Your real role is what it has always been, which is to speak truth to power and to try through practical ways within your sphere of influence to make things better, to make things more fair, to make things more just, to make things less corrupt. Because that's what we all really mean when you talk about the Islamic government. It mean what we what we all generally actually mean is we want governments that are better. We want governments that are that are fairer. We want governments that treat their people more decently.
And another key point that that most people mean when they talk about Islamic government, we want independence. We wanna actually have sovereignty. We wanna actually be able to make the decisions for our own society.

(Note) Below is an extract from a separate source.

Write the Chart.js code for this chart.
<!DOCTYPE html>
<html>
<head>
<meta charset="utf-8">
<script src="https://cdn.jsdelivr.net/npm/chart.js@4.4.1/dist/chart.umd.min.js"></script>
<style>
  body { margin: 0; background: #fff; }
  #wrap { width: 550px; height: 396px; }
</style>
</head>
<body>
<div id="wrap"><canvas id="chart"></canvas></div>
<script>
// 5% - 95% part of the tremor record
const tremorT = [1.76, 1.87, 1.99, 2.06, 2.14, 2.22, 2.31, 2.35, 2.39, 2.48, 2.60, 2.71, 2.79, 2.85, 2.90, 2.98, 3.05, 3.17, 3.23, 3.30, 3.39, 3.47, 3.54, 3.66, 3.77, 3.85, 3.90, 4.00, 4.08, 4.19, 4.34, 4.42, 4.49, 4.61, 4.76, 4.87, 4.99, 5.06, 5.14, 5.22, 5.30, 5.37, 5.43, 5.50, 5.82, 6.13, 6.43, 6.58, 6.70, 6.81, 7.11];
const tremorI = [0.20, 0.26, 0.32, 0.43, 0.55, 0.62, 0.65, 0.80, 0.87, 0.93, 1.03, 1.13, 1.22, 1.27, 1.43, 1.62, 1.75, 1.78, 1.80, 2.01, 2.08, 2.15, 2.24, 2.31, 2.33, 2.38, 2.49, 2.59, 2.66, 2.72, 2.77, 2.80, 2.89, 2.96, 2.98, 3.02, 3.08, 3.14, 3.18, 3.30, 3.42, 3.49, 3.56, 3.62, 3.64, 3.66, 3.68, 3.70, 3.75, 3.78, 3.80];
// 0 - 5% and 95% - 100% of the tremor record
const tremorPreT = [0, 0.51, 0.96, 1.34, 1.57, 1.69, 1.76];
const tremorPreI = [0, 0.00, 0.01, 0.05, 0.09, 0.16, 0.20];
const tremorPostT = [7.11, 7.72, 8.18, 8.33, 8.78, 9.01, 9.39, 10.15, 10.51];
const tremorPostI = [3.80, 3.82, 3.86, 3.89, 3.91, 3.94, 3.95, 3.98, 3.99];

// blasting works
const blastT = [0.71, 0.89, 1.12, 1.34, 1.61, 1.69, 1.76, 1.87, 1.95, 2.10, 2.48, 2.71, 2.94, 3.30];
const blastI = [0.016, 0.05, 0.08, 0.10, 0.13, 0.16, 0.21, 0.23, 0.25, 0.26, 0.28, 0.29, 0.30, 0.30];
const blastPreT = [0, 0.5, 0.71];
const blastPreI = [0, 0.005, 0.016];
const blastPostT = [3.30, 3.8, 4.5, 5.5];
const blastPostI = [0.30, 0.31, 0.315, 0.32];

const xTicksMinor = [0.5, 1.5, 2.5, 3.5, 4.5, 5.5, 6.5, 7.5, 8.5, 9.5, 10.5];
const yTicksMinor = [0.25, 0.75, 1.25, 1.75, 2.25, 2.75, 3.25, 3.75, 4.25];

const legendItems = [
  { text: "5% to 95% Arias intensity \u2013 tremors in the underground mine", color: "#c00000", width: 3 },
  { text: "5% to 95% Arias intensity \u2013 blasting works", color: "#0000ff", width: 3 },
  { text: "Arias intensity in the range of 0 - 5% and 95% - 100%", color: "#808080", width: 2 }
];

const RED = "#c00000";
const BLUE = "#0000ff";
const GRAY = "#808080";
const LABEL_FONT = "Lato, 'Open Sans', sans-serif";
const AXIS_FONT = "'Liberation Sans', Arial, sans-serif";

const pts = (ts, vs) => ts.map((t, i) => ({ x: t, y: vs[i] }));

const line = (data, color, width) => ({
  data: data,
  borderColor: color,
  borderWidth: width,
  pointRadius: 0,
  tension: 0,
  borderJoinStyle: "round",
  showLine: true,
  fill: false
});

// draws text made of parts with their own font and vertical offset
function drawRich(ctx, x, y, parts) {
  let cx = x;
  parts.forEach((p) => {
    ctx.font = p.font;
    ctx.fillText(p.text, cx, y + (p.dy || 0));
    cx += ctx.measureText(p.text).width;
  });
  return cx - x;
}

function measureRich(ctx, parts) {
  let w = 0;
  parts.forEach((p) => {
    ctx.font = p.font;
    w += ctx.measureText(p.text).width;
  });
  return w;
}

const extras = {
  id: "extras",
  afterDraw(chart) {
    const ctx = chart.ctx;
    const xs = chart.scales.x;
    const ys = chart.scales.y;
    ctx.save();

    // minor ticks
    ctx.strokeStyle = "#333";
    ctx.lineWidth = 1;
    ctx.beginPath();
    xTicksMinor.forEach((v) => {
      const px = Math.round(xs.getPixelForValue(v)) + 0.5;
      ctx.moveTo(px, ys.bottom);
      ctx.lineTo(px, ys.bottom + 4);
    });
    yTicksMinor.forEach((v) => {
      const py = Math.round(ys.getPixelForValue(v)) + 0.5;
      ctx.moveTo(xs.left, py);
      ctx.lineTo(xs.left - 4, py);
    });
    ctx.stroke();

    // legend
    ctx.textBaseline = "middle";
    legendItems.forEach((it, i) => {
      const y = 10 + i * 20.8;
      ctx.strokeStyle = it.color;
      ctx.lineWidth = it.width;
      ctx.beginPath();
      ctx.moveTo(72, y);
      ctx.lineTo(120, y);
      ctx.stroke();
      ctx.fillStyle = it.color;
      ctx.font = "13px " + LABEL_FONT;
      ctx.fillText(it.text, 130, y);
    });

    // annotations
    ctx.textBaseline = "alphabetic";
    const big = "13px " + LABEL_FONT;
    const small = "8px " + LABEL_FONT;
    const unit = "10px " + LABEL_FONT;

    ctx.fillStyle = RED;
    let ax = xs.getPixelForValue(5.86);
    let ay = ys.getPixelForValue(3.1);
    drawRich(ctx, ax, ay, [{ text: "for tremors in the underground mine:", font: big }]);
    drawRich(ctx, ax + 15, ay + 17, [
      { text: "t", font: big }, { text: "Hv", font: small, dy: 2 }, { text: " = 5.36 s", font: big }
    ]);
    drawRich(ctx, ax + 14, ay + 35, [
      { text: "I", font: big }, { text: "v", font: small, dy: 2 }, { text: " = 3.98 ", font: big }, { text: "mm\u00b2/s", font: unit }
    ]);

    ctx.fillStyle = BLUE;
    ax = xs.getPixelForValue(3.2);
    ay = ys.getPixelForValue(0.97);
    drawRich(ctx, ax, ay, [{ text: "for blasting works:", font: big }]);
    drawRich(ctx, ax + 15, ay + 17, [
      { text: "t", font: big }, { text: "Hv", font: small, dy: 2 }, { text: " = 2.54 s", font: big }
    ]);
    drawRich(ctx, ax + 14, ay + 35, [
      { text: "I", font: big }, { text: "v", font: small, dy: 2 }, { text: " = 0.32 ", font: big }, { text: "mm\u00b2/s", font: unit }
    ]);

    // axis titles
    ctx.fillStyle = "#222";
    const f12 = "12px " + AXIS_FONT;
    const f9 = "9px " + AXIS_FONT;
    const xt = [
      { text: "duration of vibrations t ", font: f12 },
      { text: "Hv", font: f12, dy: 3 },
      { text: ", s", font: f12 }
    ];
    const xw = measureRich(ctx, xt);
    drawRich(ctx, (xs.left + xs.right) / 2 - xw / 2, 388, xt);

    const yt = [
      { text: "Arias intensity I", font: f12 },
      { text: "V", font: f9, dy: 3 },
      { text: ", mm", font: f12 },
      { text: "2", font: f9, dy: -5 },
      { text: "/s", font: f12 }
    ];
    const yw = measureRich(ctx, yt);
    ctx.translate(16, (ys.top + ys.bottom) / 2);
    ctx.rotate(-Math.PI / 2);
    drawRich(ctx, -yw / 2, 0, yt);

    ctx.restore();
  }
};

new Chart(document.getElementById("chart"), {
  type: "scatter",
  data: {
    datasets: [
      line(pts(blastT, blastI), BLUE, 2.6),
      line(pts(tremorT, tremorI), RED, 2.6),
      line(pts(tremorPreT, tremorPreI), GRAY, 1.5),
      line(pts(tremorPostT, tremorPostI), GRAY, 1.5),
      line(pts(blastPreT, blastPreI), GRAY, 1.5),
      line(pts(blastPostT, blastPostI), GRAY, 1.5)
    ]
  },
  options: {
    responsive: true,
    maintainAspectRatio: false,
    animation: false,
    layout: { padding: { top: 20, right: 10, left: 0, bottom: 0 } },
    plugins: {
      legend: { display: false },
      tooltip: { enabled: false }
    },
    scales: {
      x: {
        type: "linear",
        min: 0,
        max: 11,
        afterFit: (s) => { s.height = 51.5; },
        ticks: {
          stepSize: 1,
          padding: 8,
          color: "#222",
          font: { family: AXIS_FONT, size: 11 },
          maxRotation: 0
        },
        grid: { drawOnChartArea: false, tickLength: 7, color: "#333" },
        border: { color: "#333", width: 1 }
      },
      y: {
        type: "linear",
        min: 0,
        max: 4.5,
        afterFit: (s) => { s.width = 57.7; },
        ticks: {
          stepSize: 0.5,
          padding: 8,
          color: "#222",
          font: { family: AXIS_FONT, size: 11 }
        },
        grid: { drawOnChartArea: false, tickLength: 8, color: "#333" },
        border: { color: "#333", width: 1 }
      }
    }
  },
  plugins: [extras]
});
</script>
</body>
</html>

So if you wanna be useful, then you have to pinpoint the exact things that are, you know, as you see them contradictory to Islam, prove that they are contradictory to Islam, either to the Sharia itself or that they contradict, you know, fundamental Islamic values. Find those the the the things that are undermining those principles and those values and work to change those things.
And whatever your government is, whatever form your government takes, there is no statement from Rasulullah that says that you have to establish the Khilafa. Even when he used the word Khilafa, it was not in reference to a political system that was articulated and organized and defined. When Rasulullah referred to he was referring it was the linguistic meaning of the word, meaning just whatever system of authority, whatever system of government, whatever system of rule came after him. Only later did we start to call, you know, transform the word from its linguistic meaning into a political term because there is no political system in Islam. There are specific rules and any system that either does implement those rules or pired genuinely sincerely aspires to or or articulates its commitment to implement those rules is an Islamic system.
So you have to be adaptable and you have to be realistic and do what the righteous believers have always done throughout all of Islamic history, which is to just struggle to try to make things better.